[start]

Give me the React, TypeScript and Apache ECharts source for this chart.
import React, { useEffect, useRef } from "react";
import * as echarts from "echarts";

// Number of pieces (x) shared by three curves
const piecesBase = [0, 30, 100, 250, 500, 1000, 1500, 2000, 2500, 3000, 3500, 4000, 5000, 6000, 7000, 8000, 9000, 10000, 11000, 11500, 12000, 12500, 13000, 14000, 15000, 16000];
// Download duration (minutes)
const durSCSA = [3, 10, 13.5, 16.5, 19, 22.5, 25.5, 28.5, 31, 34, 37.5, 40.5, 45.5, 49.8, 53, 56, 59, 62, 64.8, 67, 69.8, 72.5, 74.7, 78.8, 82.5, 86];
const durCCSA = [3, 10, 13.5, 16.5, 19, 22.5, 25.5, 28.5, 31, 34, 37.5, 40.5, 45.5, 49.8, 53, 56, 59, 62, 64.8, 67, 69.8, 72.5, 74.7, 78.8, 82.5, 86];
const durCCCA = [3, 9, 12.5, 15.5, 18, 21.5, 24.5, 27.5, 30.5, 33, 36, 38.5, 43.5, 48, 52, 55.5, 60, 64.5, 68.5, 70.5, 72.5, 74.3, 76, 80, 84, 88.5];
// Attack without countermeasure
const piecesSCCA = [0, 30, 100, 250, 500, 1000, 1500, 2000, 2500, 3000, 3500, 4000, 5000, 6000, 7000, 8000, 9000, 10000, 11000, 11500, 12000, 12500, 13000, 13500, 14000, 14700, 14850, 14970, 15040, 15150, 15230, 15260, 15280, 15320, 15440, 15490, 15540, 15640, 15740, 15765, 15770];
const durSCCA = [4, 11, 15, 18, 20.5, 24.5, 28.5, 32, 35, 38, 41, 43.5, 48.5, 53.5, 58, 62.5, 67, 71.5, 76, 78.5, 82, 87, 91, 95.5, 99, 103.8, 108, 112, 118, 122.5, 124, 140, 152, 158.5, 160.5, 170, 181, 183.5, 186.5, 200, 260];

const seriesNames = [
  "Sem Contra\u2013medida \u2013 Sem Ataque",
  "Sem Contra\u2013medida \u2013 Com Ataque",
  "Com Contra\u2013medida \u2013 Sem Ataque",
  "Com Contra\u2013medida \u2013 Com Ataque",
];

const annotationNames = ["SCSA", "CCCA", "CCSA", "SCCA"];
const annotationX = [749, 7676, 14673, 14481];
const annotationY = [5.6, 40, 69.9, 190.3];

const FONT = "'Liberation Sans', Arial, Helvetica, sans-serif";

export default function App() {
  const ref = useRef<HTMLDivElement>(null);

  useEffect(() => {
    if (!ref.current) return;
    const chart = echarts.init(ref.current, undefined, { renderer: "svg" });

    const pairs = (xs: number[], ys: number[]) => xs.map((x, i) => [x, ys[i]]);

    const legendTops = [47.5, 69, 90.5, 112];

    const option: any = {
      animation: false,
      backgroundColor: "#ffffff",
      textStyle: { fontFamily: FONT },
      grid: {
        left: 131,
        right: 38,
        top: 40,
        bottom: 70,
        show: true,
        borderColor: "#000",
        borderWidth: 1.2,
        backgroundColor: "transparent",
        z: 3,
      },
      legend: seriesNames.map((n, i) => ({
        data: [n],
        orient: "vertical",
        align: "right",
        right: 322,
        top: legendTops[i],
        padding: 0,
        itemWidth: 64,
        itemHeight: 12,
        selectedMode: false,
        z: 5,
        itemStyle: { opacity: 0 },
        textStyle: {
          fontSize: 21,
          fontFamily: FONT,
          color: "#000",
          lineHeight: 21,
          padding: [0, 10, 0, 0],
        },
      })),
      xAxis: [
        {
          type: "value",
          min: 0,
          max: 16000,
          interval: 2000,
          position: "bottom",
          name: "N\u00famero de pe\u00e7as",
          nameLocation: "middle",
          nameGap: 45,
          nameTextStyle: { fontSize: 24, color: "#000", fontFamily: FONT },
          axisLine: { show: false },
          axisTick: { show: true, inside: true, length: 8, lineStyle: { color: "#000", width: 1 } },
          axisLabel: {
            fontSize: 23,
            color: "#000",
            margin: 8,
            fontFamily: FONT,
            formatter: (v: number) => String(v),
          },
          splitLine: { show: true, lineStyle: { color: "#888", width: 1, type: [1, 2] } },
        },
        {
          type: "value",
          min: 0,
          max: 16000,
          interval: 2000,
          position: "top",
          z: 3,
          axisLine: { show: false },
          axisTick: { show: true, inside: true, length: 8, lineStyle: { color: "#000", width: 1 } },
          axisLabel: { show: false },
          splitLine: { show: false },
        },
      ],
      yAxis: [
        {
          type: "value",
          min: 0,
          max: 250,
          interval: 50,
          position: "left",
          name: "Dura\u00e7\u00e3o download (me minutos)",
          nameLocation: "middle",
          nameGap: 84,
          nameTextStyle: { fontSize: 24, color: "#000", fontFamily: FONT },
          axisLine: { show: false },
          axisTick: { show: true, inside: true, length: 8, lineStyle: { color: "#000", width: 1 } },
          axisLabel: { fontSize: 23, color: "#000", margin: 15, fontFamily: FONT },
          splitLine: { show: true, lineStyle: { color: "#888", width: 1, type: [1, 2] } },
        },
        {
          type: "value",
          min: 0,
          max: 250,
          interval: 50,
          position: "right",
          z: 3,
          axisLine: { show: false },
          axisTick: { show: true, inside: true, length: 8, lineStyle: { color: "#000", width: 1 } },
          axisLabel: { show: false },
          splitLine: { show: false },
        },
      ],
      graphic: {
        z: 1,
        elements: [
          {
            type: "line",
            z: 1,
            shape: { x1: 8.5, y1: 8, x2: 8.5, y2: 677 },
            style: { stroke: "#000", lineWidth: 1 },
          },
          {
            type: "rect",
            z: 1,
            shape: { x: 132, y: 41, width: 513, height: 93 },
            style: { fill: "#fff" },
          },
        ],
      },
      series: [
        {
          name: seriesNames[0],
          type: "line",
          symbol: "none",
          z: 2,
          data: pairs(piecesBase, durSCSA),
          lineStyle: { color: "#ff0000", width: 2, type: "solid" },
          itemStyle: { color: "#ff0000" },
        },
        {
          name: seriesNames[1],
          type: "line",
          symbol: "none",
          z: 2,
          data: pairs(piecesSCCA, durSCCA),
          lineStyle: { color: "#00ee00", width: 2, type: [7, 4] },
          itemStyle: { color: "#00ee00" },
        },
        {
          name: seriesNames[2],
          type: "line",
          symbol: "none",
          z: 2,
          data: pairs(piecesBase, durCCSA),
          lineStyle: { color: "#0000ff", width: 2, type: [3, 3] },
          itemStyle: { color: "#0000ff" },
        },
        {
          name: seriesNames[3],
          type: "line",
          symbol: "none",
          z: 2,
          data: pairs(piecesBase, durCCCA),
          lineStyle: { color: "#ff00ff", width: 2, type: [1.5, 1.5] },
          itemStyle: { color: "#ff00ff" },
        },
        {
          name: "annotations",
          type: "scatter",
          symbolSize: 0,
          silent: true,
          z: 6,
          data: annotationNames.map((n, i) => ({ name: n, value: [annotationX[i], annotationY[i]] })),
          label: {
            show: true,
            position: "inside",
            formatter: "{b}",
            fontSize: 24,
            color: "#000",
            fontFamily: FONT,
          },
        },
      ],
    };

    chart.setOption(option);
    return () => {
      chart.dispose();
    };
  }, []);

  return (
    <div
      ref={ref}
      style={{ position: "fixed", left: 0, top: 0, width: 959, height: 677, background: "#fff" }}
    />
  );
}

[end]

Work to complete :: Return exactly the lines that run from the top of the listing above to the line containing "import * as", please, keeping both end lines and leaving out everything else.

Finished task ::
Give me the React, TypeScript and Apache ECharts source for this chart.
import React, { useEffect, useRef } from "react";
import * as echarts from "echarts";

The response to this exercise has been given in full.